Actual economist Dean Baker explains why last quarter's GDP growth was not "amazing." Long story short: two quarters of 2015 surpassed it, and even President Carter had a quarter with four times the GDP growth of this past one. Long story somewhat longer: we're not seeing wage growth along with GDP growth, we're not even seeing investment growth in significant amounts, and the rich are getting most of the benefits from the Republican tax scam. Remember, kids: you can't eat GDP.
Dan Alexander at Forbes suggests that our Commerce Secretary, Wilbur Ross, has demonstrated a "Pattern of Grifting" at his businesses. Out of the over $120 million Mr. Ross might have stolen, if all the multitudinous complaints against him are true, he's paid at least $12 million in settlements and fines, plus his corporation returned $12 million to investors as part of an SEC settlement in 2016. Given how well his corporation was doing in 2016 (i.e., not), perhaps Mr. Ross looked at our President as an escape hatch. And maybe our President looked at Mr. Ross and saw a kindred spirit!

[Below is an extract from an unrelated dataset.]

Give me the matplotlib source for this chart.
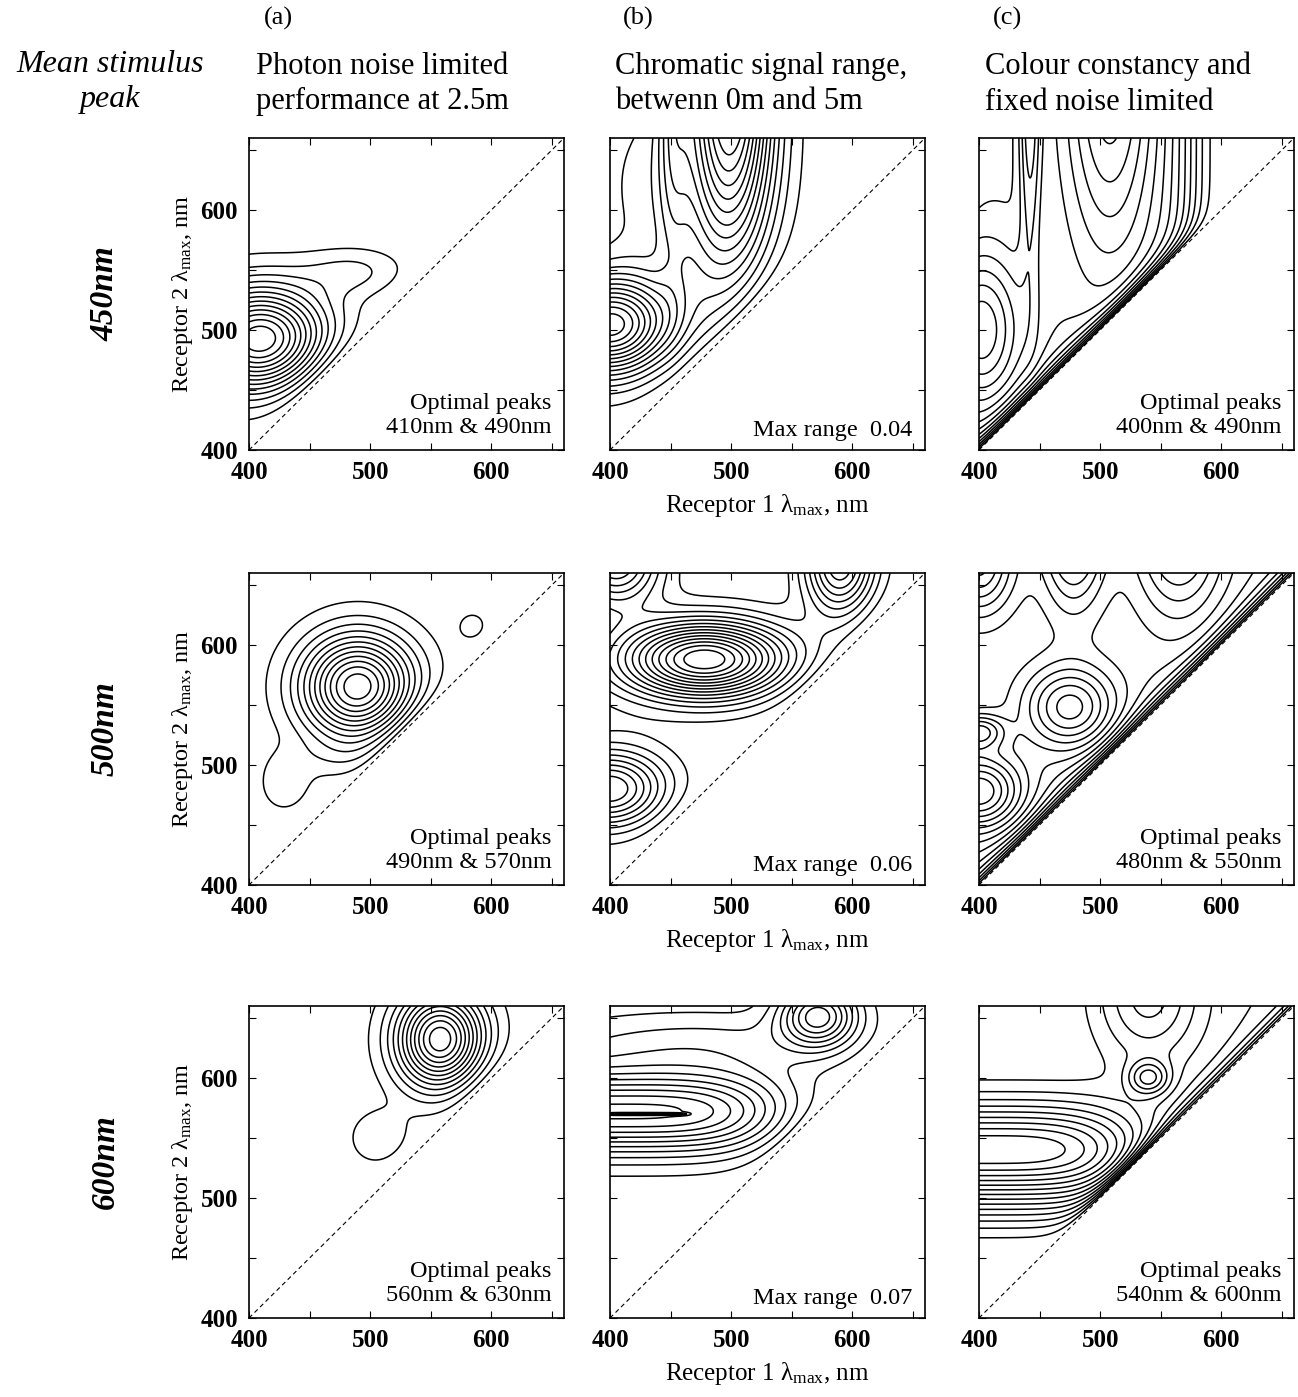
import numpy as np
import matplotlib
matplotlib.use('Agg')
import matplotlib.pyplot as plt
from matplotlib.ticker import FixedLocator, FuncFormatter

plt.rcParams['font.family'] = ['Liberation Serif', 'DejaVu Serif']
plt.rcParams['mathtext.fontset'] = 'custom'
plt.rcParams['mathtext.rm'] = 'Liberation Serif'
plt.rcParams['mathtext.it'] = 'Liberation Serif:italic'

# ---------------------------------------------------------------
# Values
# each surface = sum of bumps (cx, cy, sx, sy, amplitude, x exponent, y exponent)
# receptor 1 peak on x, receptor 2 peak on y, both in nm
# ---------------------------------------------------------------
STIMULUS_PEAKS = ['450nm', '500nm', '600nm']

A450 = [(410, 492, 38, 30, 1.00, 2, 2), (488, 548, 30, 14, 0.15, 2, 2)]
B450 = [(500, 720, 24, 110, 1.00, 2, 2), (452, 720, 9, 110, 0.22, 2, 2),
        (400, 503, 36, 28, 0.90, 2, 2), (440, 620, 55, 90, 0.22, 2, 2)]
C450 = [(470, 560, 100, 200, 0.60, 8, 8), (442, 720, 6, 110, 0.35, 2, 2),
        (508, 720, 26, 110, 0.50, 2, 2), (400, 500, 25, 45, 0.50, 2, 2)]

A500 = [(490, 565, 32, 30, 1.00, 2, 2), (430, 484, 14, 16, 0.13, 2, 2),
        (585, 615, 10, 10, 0.10, 2, 2), (490, 505, 40, 12, 0.07, 2, 2)]
B500 = [(478, 588, 48, 22, 1.00, 2, 2), (590, 668, 20, 30, 0.60, 2, 2),
        (405, 670, 25, 25, 0.55, 2, 2), (400, 480, 32, 22, 0.60, 2, 2)]
C500 = [(500, 560, 250, 250, 0.50, 6, 6), (475, 548, 26, 24, 0.45, 2, 2),
        (478, 700, 18, 45, 0.50, 2, 2), (565, 700, 25, 50, 0.45, 2, 2),
        (400, 528, 15, 10, 0.35, 2, 2), (400, 478, 25, 22, 0.55, 2, 2),
        (400, 670, 20, 30, 0.45, 2, 2)]

A600 = [(558, 632, 25, 28, 1.00, 2, 2), (508, 550, 17, 16, 0.14, 2, 2)]
B600 = [(400, 572, 118, 24, 1.00, 4, 2), (430, 570, 30, 0.7, 0.35, 8, 2),
        (572, 652, 22, 18, 0.80, 2, 2), (470, 630, 90, 18, 0.20, 2, 2)]
C600 = [(450, 610, 300, 120, 0.50, 8, 8), (400, 540, 108, 27, 1.00, 4, 2),
        (540, 600, 12, 10, 0.45, 2, 2), (540, 670, 30, 40, 0.45, 2, 2)]

SURFACES = [[A450, B450, C450], [A500, B500, C500], [A600, B600, C600]]
EDGE_SCALE = [[20, 25, 10], [15, 15, 11], [15, 15, 9]]
N_LEVELS = [[13, 14, 13], [12, 14, 14], [12, 13, 14]]

OPTIMAL_A = [('410nm', '490nm'), ('490nm', '570nm'), ('560nm', '630nm')]
MAX_RANGE = [0.04, 0.06, 0.07]
OPTIMAL_C = [('400nm', '490nm'), ('480nm', '550nm'), ('540nm', '600nm')]

COL_TAGS = ['(a)', '(b)', '(c)']
COL_TITLES = ['Photon noise limited\nperformance at 2.5m',
              'Chromatic signal range,\nbetwenn 0m and 5m',
              'Colour constancy and\nfixed noise limited']

LO, HI = 400, 660

# ---------------------------------------------------------------
W, H = 1298, 1397
fig = plt.figure(figsize=(W / 100, H / 100), dpi=100)

col_left = [249, 610, 979]
row_top = [138, 573, 1006]
aw, ah = 315, 312

g = np.linspace(LO, HI, 651)
X, Y = np.meshgrid(g, g)


def surface(bumps, edge):
    Z = np.zeros_like(X)
    for cx, cy, sx, sy, a, px, py in bumps:
        Z += a * np.exp(-0.5 * (np.abs((X - cx) / sx) ** px + np.abs((Y - cy) / sy) ** py))
    Z *= 1 - np.exp(-np.clip(Y - X, 0, None) / edge)
    return np.ma.masked_where(Y <= X, Z)


lab = FuncFormatter(lambda v, pos: f'{int(v)}' if v in (400, 500, 600) else '')

for r in range(3):
    for c in range(3):
        ax = fig.add_axes([col_left[c] / W, 1 - (row_top[r] + ah) / H, aw / W, ah / H])
        Z = surface(SURFACES[r][c], EDGE_SCALE[r][c])
        zmax = Z.max()
        levels = np.linspace(0.06, 0.94, N_LEVELS[r][c]) * zmax
        ax.contour(X, Y, Z, levels=levels, colors='k', linewidths=1.1)
        ax.plot([LO, HI], [LO, HI], color='k', ls=(0, (4, 3)), lw=0.8)
        ax.set_xlim(LO, HI)
        ax.set_ylim(LO, HI)
        for axis in (ax.xaxis, ax.yaxis):
            axis.set_major_locator(FixedLocator([400, 450, 500, 550, 600, 650]))
            axis.set_major_formatter(lab)
        ax.tick_params(direction='in', top=True, right=True, length=5,
                       labelsize=18, pad=8)
        for t in ax.get_xticklabels() + ax.get_yticklabels():
            t.set_fontweight('bold')
        if c > 0:
            ax.set_yticklabels([])
        for s in ax.spines.values():
            s.set_linewidth(1.2)

        if c == 0:
            ax.set_ylabel(r'Receptor 2 $\mathrm{\lambda_{max}}$, nm', fontsize=17.5, labelpad=4)
            txt = 'Optimal peaks\n%s & %s' % OPTIMAL_A[r]
            ty = 0.04
        elif c == 1:
            txt = 'Max range  %.2f' % MAX_RANGE[r]
            ty = 0.03
        else:
            txt = 'Optimal peaks\n%s & %s' % OPTIMAL_C[r]
            ty = 0.04
        ax.text(0.96, ty, txt, transform=ax.transAxes, ha='right', va='bottom',
                fontsize=17.5, linespacing=1.15)

        if c == 1:
            ax.set_xlabel(r'Receptor 1 $\mathrm{\lambda_{max}}$, nm', fontsize=18, labelpad=6)

    fig.text(105 / W, 1 - (row_top[r] + ah / 2) / H, STIMULUS_PEAKS[r], rotation=90,
             ha='center', va='center', fontsize=24, fontweight='bold', style='italic')

fig.text(110 / W, 1 - 82 / H, 'Mean stimulus\npeak', ha='center', va='center',
         fontsize=23, style='italic', linespacing=1.25)
tag_x = [256, 615, 985]
for c in range(3):
    fig.text((tag_x[c] + 8) / W, 1 - 18 / H, COL_TAGS[c], ha='left', va='center', fontsize=19)
    fig.text(tag_x[c] / W, 1 - 84 / H, COL_TITLES[c], ha='left', va='center',
             fontsize=22, linespacing=1.3)

fig.savefig('out.png', dpi=100)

Sen. Dean Heller (R-NV) says Republicans made a "big mistake" in trying to "reform" health care first. He's absolutely right that health care was tactically the wrong thing to try to do first, and maybe even that health care "reform" (recall that Mr. Heller's name was also on the notorious Graham-Kennedy bill that comprised the Senate's second failed health care "reform" bill) could have passed if they'd done taxes first. I suppose if you're conspiracy-minded, you'd find it odd that Republicans tried to do that first, since surely they knew the "resistance" had already made defending the Affordable Care Act its top priority.
Add Jonathan Last to the list of right-wingers who think Democrats can win in 2020 by going considerably further left. I disagree strongly, of course, that Howard Dean is all that liberal (he was, after all, the only state governor who chose to balance his state's budget during the '90s!) or that Barack Obama is all that liberal (n.b. virtually everything I've ever said about him), but Mr. Last's thesis that the more "mainstream" candidate tends to lose does map fairly well onto my thesis that the candidate who seems less like a politician tends to win, even if I would quarrel with how he describes many of these candidates (Mr. Mondale was the more liberal alternative in 1984 even if he was also the more "mainstream" one, and Mr. Bush the Lesser posed as a moderate in 2000 before governing as a far right-winger).
Finally, in advance of an Inspector General report on the matter, FCC Chair Ajit Pai admits that last year's alleged hack of the FCC's commenting system during its net neutrality repeal process never actually happened. And of course Mr. Pai blames underlings and the Obama Administration, just like his boss. He's gotta hope that he's slung so much fecal matter against the wall that a court hearing challenges to his net neutrality repeal won't be able to keep up -- also, just like his boss.